Estos datos pueden parecer paradójicos —y lógicamente lo son—, pero también son datos coherentes desde una cierta lógica, especialmente si se les observa desde las contradicciones del comportamiento sexual en el hombre contemporáneo. Si tras la revolución sexual de los años sesenta se consiguió en la siguiente década una liberación sexual generalizada —una «liberación» consistente en la apología de la sexualidad no reproductora y de la búsqueda de placer sexual como única salida al aburrimiento—, es lógico que en un contexto así aparezcan como un cierto sinsentido los compromisos del matrimonio. Y es que el matrimonio sólo tiene sentido si la unión sexual en que se funda no se trivializa y se convierte en rutina.

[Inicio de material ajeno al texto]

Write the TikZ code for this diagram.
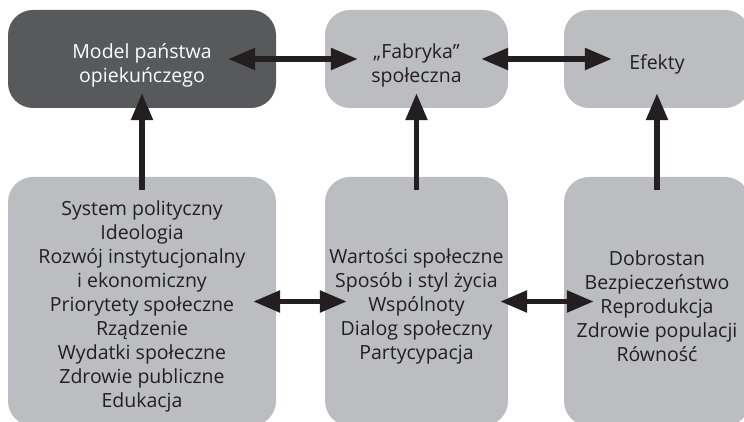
\documentclass[tikz,border=0pt]{standalone}
\usepackage{fontspec}
\setmainfont{Open Sans}
\usetikzlibrary{arrows.meta,positioning}
\definecolor{boxdark}{HTML}{58595B}
\definecolor{boxlight}{HTML}{BCBDC0}
\definecolor{inkdark}{HTML}{231F20}
\tikzset{
	box/.style={rounded corners=25pt, fill=boxlight, inner sep=0pt},
	boxtext/.style={text=inkdark, align=center, inner sep=0pt, font=\fontsize{19.5}{24}\selectfont},
	toprow/.style={minimum height=98pt},
	botrow/.style={minimum height=249pt},
	bothead/.style={line width=5.5pt, draw=inkdark, {Triangle[length=27pt,width=21pt]}-{Triangle[length=27pt,width=21pt]}},
	uphead/.style={line width=5.5pt, draw=inkdark, -{Triangle[length=27pt,width=21pt]}}
}
\begin{document}
\begin{tikzpicture}[x=1pt, y=1pt]
	\useasboundingbox (0,0) rectangle (744,422);
	\clip (0,0) rectangle (744,422);
	
	%top row
	\node[box, toprow, fill=boxdark, minimum width=268pt] (model) at (142,363) {};
	\node[box, toprow, minimum width=183pt] (fabryka) at (416.5,363) {};
	\node[box, toprow, minimum width=186pt] (efekty) at (657,363) {};
	\node[boxtext, text=white] (model-t) at ([yshift=-6pt]model.center) {Model państwa\\opiekuńczego};
	\node[boxtext] (fabryka-t) at ([yshift=-6pt]fabryka.center) {„Fabryka”\\społeczna};
	\node[boxtext] (efekty-t) at ([yshift=-5pt]efekty.center) {Efekty};
	
	%bottom row
	\node[box, botrow, minimum width=268pt] (czynniki) at (142,120.5) {};
	\node[box, botrow, minimum width=183pt] (wartosci) at (416.5,120.5) {};
	\node[box, botrow, minimum width=186pt] (dobrostan) at (657,120.5) {};
	\node[boxtext] (czynniki-t) at ([yshift=-5pt]czynniki.center) {System polityczny\\Ideologia\\Rozwój instytucjonalny\\i ekonomiczny\\Priorytety społeczne\\Rządzenie\\Wydatki społeczne\\Zdrowie publiczne\\Edukacja};
	\node[boxtext] (wartosci-t) at ([yshift=-5pt]wartosci.center) {Wartości społeczne\\Sposób i styl życia\\Wspólnoty\\Dialog społeczny\\Partycypacja};
	\node[boxtext] (dobrostan-t) at ([yshift=-5pt]dobrostan.center) {Dobrostan\\Bezpieczeństwo\\Reprodukcja\\Zdrowie populacji\\Równość};
	
	%horizontal arrows
	\draw[bothead] ([xshift=-48pt]model.east) -- ([xshift=33pt]fabryka.west);
	\draw[bothead] ([xshift=-27pt]fabryka.east) -- ([xshift=48pt]efekty.west);
	\draw[bothead] ([xshift=-23pt]czynniki.east) -- ([xshift=22pt]wartosci.west);
	\draw[bothead] ([xshift=-8pt]wartosci.east) -- ([xshift=30pt]dobrostan.west);
	
	%vertical arrows
	\draw[uphead] ([yshift=-13pt]czynniki.north) -- ([yshift=15pt]model.south);
	\draw[uphead] ([yshift=-13pt]wartosci.north) -- ([yshift=15pt]fabryka.south);
	\draw[uphead] ([yshift=-13pt]dobrostan.north) -- ([yshift=15pt]efekty.south);
\end{tikzpicture}
\end{document}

La cultura contemporánea continúa mostrándonos sus estigmas (suicidios, violaciones, adolescentes embarazadas, aislamiento, soledad, incomunicación, eutanasia, aborto, etc.), al mismo tiempo que nos suplica y mendiga una solución para ellos. Pero mientras que nos hace esas urgentes peticiones se da prisa en imponernos el consumo del sexo (pornografía), la exaltación apolínea de Narciso (la preocupación por dar buena imagen en los medios de comunicación, para ser relevantes socialmente), y la unidimensionalidad axiológica del hombre (economicismo, materialismo y poder económico).

Algunos gobiernos, preocupados por estos problemas socioculturales, tratan de crear instituciones que sean capaces de resolverlos (asilos para los ancianos, parques para los jóvenes, equipos de visitadores sociales para la atención de unos y otros, guarderías infantiles, etc.); pero, en cambio, nada hacen por la educación de los jóvenes en los hábitos cooperativos en la solidaridad, en la dignidad de la naturaleza humana, etc. En mi opinión, debiera empezarse antes por la persona humana que por la sociedad —a pesar de que sea muy conveniente llegar a ambos niveles—, puesto que ésta no puede ser otra cosa que una consecuencia de aquélla, el espejo donde se reflejan la suma y la resta de las interdependencias humanas.


Aquilino Polaino, "Sexo y Cultura. Análisis del comportamiento sexual", Instituto de Ciencias para la Familia, Madrid 1998, pp. 185-189.